Building activity is becoming more uniform across the country, helping policymakers to more easily coordinate decisions that will equally benefit each region, according to new data.
Housing Industry Association (HIA) chief economist, Tim Reardon explained, “For much of the past decade there have been highly divergent market conditions between capital cities, and even within each state. This has challenged policymakers who were attempting to cool the boom in Sydney and Melbourne markets and in doing so, inadvertently exacerbated the downturn in markets in Western Australia and Northern Queensland.”
“National policy settings - including repeal of regulatory restrictions, lower interest rates and now income tax cuts - have shifted to encourage growth. The market now faces more consistent and appropriate regulatory settings across the economy which should, in turn, put a floor under the market downturn.”
The HIA Housing Scorecard ranked each of the eight states and territories according to the performance of twelve key residential building indicators.

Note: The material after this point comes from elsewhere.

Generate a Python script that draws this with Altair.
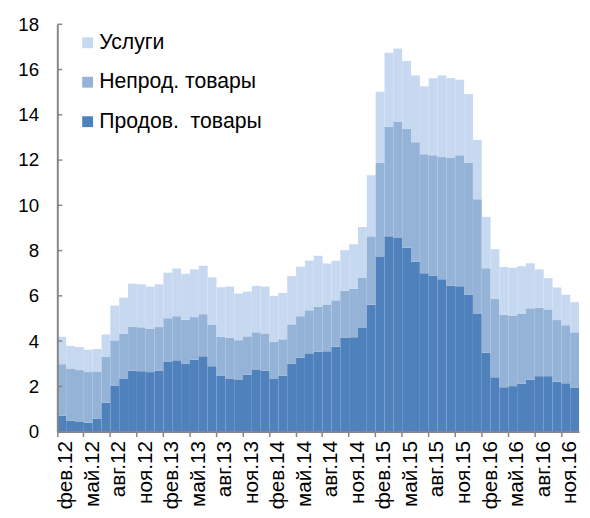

Reardon noted that this edition of the scorecard shows Victoria is still supporting a strong level of building activity on the ground, despite a slowdown in the volume of new work entering the pipeline.
He also highlighted that first home buyers have been taking advantage of the improved affordability of homes in the state.
“There is a convergence of conditions underway in the building industry as the markets in Sydney and Melbourne cool, meaning they have joined the resource intensive jurisdictions with more modest levels of building activity,” he added.
From first to last, the HIA Housing Scorecard rankings were: VIC, TAS, NSW, ACT, SA, QLD, NT, WA.
The largest gain in score was Tasmania, causing it to jump up three spots and the largest decline was QLD, which dropped three slots lower.